Modi government asks Facebook to submit report on recent privacy breach

Facebook has entered a fresh brawl after the information leak of almost 40 million Facebook users. The controversy has come after the recent privacy breach which indicted the UK based Cambridge Analytica of stealing users data through Facebook accounts. Guy Rosen, Vice President of Product Management, Facebook, stated in a press call that vulnerability leading to this breach was introduced in July 2017. As a precautionary measure, Facebook has reset the Access Tokens or digital keys of other 50 million accounts, according to reports.
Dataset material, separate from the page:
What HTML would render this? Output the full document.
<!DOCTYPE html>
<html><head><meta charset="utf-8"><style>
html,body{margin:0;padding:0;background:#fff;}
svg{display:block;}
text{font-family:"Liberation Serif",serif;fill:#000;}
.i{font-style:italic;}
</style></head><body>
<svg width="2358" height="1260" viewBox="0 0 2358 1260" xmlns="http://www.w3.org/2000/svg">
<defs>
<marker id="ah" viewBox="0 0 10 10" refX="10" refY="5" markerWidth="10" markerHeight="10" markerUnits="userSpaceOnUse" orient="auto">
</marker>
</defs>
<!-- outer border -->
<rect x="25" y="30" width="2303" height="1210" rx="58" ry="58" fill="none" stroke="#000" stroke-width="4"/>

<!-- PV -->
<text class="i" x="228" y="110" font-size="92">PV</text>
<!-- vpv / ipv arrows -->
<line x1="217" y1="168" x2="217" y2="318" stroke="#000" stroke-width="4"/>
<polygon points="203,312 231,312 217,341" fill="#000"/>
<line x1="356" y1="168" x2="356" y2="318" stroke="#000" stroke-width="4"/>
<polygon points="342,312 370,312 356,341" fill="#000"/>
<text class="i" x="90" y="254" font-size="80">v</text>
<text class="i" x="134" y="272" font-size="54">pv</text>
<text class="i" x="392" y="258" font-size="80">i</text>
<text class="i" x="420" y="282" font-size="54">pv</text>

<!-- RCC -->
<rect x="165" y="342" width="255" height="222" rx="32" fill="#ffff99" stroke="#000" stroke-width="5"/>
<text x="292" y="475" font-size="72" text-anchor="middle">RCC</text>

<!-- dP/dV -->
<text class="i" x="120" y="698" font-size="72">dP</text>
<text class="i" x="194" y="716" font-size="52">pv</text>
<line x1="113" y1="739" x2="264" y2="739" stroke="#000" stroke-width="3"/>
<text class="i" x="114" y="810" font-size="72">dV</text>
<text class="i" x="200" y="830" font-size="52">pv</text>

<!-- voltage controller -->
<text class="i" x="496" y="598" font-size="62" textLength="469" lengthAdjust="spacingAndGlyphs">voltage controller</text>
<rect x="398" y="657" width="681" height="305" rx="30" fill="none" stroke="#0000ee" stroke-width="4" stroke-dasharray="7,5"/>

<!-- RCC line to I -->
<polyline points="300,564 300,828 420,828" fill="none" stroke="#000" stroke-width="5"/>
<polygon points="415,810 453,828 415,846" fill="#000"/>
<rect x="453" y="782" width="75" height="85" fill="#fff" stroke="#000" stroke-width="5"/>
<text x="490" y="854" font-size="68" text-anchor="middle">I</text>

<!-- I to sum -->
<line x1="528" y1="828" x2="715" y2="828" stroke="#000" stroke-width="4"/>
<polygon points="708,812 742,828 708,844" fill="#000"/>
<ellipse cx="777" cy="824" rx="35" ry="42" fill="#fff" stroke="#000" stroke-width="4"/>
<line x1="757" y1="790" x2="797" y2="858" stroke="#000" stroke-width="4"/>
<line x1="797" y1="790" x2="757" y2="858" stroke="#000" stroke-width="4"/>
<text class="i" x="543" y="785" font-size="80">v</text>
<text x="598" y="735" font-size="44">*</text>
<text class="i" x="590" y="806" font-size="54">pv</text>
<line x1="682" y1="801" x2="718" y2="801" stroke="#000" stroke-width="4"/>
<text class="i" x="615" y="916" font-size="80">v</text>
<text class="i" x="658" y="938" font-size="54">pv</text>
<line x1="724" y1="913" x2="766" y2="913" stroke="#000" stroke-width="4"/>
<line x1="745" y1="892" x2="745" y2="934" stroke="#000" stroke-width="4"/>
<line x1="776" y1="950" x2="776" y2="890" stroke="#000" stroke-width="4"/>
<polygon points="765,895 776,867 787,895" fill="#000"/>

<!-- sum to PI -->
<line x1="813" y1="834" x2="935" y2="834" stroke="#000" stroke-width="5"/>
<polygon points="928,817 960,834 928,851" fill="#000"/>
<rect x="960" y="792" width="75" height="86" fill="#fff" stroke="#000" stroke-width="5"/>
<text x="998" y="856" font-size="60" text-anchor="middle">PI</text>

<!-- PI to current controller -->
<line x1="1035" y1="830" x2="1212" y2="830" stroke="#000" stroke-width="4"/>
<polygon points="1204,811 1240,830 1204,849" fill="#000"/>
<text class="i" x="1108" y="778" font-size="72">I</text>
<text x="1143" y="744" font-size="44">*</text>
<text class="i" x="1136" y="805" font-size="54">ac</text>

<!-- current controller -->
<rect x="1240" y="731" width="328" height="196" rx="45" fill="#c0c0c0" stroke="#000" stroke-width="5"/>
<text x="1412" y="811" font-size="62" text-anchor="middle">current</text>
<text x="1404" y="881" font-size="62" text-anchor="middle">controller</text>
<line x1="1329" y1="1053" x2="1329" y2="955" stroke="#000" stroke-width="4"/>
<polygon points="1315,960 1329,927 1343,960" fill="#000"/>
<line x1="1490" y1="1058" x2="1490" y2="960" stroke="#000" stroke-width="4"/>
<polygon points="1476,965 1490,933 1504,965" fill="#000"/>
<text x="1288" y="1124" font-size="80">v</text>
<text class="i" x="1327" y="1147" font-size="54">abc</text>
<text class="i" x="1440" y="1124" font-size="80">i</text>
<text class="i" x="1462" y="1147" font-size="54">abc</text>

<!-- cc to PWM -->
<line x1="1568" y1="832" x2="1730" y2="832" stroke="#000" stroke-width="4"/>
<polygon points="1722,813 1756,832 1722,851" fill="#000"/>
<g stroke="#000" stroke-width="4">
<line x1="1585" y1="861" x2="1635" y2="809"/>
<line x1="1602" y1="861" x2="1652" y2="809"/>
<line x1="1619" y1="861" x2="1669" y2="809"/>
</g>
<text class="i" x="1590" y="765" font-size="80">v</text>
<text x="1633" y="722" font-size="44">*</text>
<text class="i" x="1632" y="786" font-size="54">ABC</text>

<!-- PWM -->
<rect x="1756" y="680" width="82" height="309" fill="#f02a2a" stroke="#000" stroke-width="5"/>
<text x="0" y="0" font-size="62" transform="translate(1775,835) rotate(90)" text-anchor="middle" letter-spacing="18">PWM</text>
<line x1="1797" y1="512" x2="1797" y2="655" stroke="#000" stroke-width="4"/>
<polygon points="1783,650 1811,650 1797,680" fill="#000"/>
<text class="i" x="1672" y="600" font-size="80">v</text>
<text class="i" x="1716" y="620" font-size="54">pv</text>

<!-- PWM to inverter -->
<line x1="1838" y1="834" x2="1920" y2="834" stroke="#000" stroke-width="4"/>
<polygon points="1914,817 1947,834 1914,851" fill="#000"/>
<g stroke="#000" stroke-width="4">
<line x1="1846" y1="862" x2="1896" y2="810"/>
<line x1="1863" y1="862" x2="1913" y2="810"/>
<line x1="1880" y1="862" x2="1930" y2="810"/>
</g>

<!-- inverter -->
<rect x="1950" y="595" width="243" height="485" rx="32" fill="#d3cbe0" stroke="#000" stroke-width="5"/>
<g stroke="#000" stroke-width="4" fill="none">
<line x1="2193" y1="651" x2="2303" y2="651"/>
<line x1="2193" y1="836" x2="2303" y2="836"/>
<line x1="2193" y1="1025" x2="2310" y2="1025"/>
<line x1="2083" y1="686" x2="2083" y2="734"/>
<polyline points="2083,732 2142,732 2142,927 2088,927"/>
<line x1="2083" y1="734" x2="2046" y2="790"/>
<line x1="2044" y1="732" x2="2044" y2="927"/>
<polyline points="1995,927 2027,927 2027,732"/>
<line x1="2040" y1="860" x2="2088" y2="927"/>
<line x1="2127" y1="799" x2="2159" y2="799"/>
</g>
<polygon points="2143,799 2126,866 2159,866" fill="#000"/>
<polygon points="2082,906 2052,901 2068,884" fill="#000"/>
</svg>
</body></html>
This has invited the wrath of governments across the world, including India. According to the Wall Street Journal, Ireland’s Data Protection Commission which safeguards European online data may impose a fine of $1.63 billion on Facebook in relation to the breach, if it is found that the social media giant violated the new strict privacy laws of the Europen Union.

Ravi Shankar Prasad led Ministry of Electronics and IT has asked Facebook to analyse and submit a report at earnest, as the breach has affected 270 million Facebook users in India. “The data of Indian users may have been compromised. In fact, we fear that the rot may run a lot deeper,” an IT ministry source said. Facebook officially has requested two 2 days to react and release a statement.

The electronic attack is theorised to have gained the access of user’s accounts and even the personal chats. This also leaves all the third party apps vulnerable, where the users have logged into using Facebook credentials, says a report.

It was only recently that Facebook was found guilty of taking the users’ privacy for granted. The nexus between Cambridge Analytica (CA) and the Indian National Congress was exposed, after the breaking of news that Facebook allegedly allowed CA to harness Facebook user data for election campaigning. Indian Government has already ordered a CBI inquiry in the Cambridge Analytica scandal. Thus, the fresh brawl can fuel more trouble for Facebook.

This stirred a fresh debate both in international politics and social media about the rampant misuse of private data. The dimension of reaping electoral benefits has even questioned the integrity of internet giants like Facebook. OpIndia had an interview with Jamie Barlett, the CA whistleblower, where he explained the modus operandi of such companies, and how they promote the client’s agenda in public and across the social media platforms.